Quote every line of the data below as it stands, omitting pictures.
▬▬▬▬▬▬
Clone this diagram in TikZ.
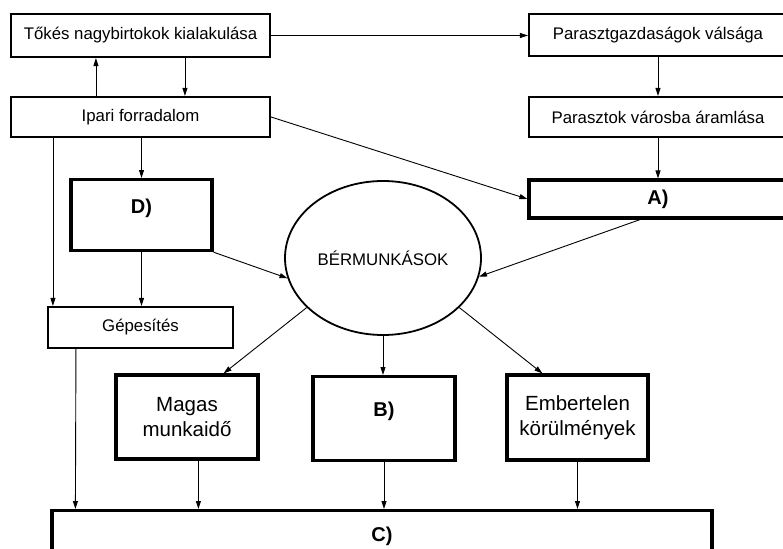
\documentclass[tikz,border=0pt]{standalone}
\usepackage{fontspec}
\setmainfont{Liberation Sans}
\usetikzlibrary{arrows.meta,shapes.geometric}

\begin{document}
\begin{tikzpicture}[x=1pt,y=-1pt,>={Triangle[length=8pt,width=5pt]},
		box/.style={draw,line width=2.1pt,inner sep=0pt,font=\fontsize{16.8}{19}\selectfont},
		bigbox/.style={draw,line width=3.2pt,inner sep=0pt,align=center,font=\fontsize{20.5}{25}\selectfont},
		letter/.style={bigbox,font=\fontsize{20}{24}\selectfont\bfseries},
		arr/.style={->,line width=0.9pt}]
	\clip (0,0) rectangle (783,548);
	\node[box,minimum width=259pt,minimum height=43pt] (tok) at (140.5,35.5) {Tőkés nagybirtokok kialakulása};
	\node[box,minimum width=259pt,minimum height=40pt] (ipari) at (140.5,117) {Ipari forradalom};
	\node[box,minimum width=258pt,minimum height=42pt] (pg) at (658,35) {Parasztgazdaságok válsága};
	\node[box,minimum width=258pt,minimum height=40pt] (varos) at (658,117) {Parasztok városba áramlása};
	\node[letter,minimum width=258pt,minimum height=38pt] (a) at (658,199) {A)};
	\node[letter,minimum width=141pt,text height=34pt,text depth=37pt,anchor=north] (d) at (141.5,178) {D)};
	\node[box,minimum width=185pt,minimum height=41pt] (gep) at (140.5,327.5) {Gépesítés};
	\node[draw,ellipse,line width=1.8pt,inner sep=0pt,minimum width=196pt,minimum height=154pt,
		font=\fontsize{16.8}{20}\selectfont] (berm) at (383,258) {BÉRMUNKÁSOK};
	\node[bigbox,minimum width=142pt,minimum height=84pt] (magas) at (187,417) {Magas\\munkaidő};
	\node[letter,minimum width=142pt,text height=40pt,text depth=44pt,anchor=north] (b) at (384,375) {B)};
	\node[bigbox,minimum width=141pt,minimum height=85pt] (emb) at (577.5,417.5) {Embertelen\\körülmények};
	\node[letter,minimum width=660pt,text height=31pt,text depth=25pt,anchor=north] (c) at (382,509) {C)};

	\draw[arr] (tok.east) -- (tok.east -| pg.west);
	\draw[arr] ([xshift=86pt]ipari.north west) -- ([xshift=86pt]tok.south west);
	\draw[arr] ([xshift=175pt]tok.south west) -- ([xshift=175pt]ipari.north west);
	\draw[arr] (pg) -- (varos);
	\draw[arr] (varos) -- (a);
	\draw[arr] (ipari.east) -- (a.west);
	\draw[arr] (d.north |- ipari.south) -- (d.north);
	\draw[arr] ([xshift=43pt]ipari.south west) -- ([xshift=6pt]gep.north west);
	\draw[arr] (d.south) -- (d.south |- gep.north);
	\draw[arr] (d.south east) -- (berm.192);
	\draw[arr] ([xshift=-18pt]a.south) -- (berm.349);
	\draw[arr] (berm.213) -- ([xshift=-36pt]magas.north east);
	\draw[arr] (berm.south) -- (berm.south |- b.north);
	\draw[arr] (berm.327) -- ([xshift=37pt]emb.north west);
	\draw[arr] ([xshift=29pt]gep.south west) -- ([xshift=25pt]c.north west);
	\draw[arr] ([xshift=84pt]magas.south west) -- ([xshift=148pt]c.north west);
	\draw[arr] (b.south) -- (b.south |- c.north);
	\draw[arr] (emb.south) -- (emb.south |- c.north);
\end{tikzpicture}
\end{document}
▬▬▬▬▬▬
→ Exercise output:
Clone this diagram in TikZ.
\documentclass[tikz,border=0pt]{standalone}
\usepackage{fontspec}
\setmainfont{Liberation Sans}
\usetikzlibrary{arrows.meta,shapes.geometric}

\begin{document}
\begin{tikzpicture}[x=1pt,y=-1pt,>={Triangle[length=8pt,width=5pt]},
		box/.style={draw,line width=2.1pt,inner sep=0pt,font=\fontsize{16.8}{19}\selectfont},
		bigbox/.style={draw,line width=3.2pt,inner sep=0pt,align=center,font=\fontsize{20.5}{25}\selectfont},
		letter/.style={bigbox,font=\fontsize{20}{24}\selectfont\bfseries},
		arr/.style={->,line width=0.9pt}]
	\clip (0,0) rectangle (783,548);
	\node[box,minimum width=259pt,minimum height=43pt] (tok) at (140.5,35.5) {Tőkés nagybirtokok kialakulása};
	\node[box,minimum width=259pt,minimum height=40pt] (ipari) at (140.5,117) {Ipari forradalom};
	\node[box,minimum width=258pt,minimum height=42pt] (pg) at (658,35) {Parasztgazdaságok válsága};
	\node[box,minimum width=258pt,minimum height=40pt] (varos) at (658,117) {Parasztok városba áramlása};
	\node[letter,minimum width=258pt,minimum height=38pt] (a) at (658,199) {A)};
	\node[letter,minimum width=141pt,text height=34pt,text depth=37pt,anchor=north] (d) at (141.5,178) {D)};
	\node[box,minimum width=185pt,minimum height=41pt] (gep) at (140.5,327.5) {Gépesítés};
	\node[draw,ellipse,line width=1.8pt,inner sep=0pt,minimum width=196pt,minimum height=154pt,
		font=\fontsize{16.8}{20}\selectfont] (berm) at (383,258) {BÉRMUNKÁSOK};
	\node[bigbox,minimum width=142pt,minimum height=84pt] (magas) at (187,417) {Magas\\munkaidő};
	\node[letter,minimum width=142pt,text height=40pt,text depth=44pt,anchor=north] (b) at (384,375) {B)};
	\node[bigbox,minimum width=141pt,minimum height=85pt] (emb) at (577.5,417.5) {Embertelen\\körülmények};
	\node[letter,minimum width=660pt,text height=31pt,text depth=25pt,anchor=north] (c) at (382,509) {C)};

	\draw[arr] (tok.east) -- (tok.east -| pg.west);
	\draw[arr] ([xshift=86pt]ipari.north west) -- ([xshift=86pt]tok.south west);
	\draw[arr] ([xshift=175pt]tok.south west) -- ([xshift=175pt]ipari.north west);
	\draw[arr] (pg) -- (varos);
	\draw[arr] (varos) -- (a);
	\draw[arr] (ipari.east) -- (a.west);
	\draw[arr] (d.north |- ipari.south) -- (d.north);
	\draw[arr] ([xshift=43pt]ipari.south west) -- ([xshift=6pt]gep.north west);
	\draw[arr] (d.south) -- (d.south |- gep.north);
	\draw[arr] (d.south east) -- (berm.192);
	\draw[arr] ([xshift=-18pt]a.south) -- (berm.349);
	\draw[arr] (berm.213) -- ([xshift=-36pt]magas.north east);
	\draw[arr] (berm.south) -- (berm.south |- b.north);
	\draw[arr] (berm.327) -- ([xshift=37pt]emb.north west);
	\draw[arr] ([xshift=29pt]gep.south west) -- ([xshift=25pt]c.north west);
	\draw[arr] ([xshift=84pt]magas.south west) -- ([xshift=148pt]c.north west);
	\draw[arr] (b.south) -- (b.south |- c.north);
	\draw[arr] (emb.south) -- (emb.south |- c.north);
\end{tikzpicture}
\end{document}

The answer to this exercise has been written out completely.